Upon stepping back into the great room of our house two things hit me in the face: how massive it felt after trailer-living for so long; and that I missed it so badly that I immediately got tears in my eyes. In six days, I had gone from the Yuppies and mountains of Bend, OR, traveling 2188 miles back to the rednecks and deer stands of home. 

The trip was long and a little arduous with weather but overall things went well with no close calls and courteous drivers for the most part. Several sections in Montana brought on some anxiety—a pass between Idaho and Dillon which required 4-wheel drive and the six-mile-long 6% grade coming out of Butte which is so steep and curvy that even the semi-trucks have a 25-mph speed limit. With the features the Chevy provides on the ability to both downshift and use the built-in tow haul and grade braking, all went well with not having to use much braking to remain in complete control.
A couple of foible’s: my backing skills are non-existent at this point and the first campground I had in mind in Parma, Idaho had just one spot available and I could not for the life of me get the trailer backed into it. In frustration, I pulled up all other area campgrounds and happened upon a fishing access free camp near the Snake River which thankfully had several pull-thru spots. As it turned out, by nightfall all the fisherman left and I had the place to myself. It was a bird haven and I heard their calls and the frogs croaking long into the night and very early the next morning.
The second night was equally frustrating as I got led on the grand tour of downtown Idaho Falls with the GPS thinking I had wanted N Yellowstone Ave instead of South. I finally arrived at South Tourist Park, a very well kept city park right on the river, offering water, dump, garbage and a free one night stay. Everything went well until late in the afternoon when I was bothered by cars which kept circling the parking lot. They would park for awhile then take off circling again. There was one other motorhome there and a few tents (in pouring rain??) but I was beginning to wonder if I had stepped into a gang or drug exchange area. Finally, I had it, and called the non-emergency police number and shortly an officer arrived. He stopped one of the cars, the other fled and then came over to have a conversation with me. It seems during the off season this park becomes a haven for gay pickups and collusions and it only got worse after the officer left. There were some highly suspect people who would drive in and park for several hours and although I was never directly bothered or approached, I would not feel comfortable ever staying here again. All the reviews I had read of this spot did not mention this aspect either: a lesson in not fully trusting online reviews!
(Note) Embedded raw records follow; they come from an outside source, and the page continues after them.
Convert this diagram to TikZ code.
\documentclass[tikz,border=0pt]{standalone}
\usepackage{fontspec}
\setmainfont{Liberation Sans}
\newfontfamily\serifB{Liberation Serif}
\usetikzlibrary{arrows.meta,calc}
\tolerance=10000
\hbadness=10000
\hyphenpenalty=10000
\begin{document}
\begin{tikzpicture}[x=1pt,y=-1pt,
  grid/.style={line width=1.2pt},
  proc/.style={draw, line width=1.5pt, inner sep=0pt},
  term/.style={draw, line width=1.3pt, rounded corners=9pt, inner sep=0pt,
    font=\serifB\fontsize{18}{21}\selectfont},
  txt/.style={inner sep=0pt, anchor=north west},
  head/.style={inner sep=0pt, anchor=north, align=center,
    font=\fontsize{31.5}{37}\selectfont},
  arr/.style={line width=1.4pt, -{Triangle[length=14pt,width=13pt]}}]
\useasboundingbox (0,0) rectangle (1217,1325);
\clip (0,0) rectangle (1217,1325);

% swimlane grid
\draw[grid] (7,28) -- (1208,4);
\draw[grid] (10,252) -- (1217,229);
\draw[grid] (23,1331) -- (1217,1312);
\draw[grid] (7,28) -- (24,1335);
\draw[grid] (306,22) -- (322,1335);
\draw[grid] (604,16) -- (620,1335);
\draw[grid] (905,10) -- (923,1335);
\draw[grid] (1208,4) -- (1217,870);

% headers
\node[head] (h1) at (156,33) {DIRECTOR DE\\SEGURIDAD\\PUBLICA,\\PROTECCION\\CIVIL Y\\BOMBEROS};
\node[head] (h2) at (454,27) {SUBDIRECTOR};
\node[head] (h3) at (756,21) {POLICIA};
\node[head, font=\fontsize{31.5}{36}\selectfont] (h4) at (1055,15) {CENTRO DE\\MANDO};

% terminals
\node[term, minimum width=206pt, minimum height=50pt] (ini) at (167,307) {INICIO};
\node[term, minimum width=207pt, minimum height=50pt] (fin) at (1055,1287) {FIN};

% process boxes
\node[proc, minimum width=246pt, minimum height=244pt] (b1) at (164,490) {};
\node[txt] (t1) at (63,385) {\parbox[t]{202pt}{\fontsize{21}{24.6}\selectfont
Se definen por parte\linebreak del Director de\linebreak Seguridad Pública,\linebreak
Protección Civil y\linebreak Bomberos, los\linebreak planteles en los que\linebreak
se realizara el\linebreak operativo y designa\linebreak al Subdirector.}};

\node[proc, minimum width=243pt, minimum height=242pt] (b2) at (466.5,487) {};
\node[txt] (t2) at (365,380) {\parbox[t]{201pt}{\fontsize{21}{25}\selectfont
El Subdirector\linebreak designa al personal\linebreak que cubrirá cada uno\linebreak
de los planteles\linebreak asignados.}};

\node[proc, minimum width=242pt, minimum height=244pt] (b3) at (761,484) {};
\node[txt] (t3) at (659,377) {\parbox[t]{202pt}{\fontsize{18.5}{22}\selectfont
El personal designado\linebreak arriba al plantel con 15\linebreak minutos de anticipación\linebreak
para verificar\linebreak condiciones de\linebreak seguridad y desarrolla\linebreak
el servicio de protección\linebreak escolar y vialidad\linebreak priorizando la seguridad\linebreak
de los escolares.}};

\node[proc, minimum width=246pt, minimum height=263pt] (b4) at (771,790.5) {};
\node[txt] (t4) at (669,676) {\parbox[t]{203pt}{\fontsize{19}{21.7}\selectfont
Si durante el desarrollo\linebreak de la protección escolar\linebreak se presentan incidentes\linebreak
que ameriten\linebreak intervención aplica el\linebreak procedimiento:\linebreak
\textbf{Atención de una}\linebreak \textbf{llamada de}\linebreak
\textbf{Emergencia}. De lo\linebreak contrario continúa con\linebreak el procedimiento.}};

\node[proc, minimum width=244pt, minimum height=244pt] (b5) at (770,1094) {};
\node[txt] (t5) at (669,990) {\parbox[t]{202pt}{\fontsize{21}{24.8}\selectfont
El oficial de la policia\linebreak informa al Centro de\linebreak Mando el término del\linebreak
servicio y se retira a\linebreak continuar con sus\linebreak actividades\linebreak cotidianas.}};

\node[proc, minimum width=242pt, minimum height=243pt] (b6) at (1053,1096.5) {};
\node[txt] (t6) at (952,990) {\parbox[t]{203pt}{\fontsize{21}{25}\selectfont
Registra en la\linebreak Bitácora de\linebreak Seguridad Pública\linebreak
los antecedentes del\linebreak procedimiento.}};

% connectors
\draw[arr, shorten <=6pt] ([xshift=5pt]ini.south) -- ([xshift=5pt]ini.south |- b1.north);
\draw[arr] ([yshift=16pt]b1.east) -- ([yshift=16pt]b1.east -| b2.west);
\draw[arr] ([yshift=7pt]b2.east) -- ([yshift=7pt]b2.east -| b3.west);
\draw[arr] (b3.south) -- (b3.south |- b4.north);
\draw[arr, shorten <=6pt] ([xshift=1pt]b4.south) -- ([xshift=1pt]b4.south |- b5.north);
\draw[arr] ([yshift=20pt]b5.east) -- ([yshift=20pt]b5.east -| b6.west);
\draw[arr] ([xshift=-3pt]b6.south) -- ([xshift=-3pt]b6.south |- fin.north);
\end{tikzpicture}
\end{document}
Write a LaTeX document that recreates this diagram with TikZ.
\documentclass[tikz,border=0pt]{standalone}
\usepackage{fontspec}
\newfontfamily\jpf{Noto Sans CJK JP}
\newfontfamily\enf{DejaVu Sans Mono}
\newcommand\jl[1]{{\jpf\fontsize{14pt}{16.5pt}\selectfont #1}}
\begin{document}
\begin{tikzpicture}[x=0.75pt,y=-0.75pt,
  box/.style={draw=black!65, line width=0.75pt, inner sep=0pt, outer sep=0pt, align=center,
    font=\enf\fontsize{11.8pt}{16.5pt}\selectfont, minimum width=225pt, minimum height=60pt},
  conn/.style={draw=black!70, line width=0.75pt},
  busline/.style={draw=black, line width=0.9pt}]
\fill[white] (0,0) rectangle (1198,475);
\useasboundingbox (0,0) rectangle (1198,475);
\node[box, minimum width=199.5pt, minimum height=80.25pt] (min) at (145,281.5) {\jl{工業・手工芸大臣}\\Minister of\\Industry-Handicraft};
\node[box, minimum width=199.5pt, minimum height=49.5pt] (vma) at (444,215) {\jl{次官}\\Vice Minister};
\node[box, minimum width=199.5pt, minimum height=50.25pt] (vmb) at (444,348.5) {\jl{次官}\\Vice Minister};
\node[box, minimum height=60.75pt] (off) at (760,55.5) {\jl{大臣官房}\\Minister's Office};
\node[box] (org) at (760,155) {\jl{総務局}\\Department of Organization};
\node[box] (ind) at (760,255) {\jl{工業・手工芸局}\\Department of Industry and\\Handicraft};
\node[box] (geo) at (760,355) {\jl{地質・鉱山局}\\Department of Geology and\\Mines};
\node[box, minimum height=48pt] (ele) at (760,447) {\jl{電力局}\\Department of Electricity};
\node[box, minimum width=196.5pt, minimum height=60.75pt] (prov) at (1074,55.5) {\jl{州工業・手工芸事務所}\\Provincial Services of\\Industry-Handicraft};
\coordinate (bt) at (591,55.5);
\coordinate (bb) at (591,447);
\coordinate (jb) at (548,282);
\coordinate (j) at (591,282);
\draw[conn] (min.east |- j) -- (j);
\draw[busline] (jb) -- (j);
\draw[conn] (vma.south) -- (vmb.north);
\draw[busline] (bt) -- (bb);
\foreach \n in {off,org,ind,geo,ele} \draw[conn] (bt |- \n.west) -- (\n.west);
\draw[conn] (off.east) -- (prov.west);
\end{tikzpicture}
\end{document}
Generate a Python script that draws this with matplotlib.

Save for one stay in the Billings, Yellowstone RV Park at an outrageous $50/night, the rest of my camps were at WalMart, always a trusted source. The bad weather forced me to abandon my first routing from Billings of going through Wyoming due to its snow and then high winds for several predicted days, so I opted for the northern route through the oilfields of North Dakota then across Minnesota. I managed to hit the travel through Minneapolis-St Paul very early on a Sunday morning so it was a relative easy two-hour drive through. Then back into blessedly, rolling green, beautiful Wisconsin.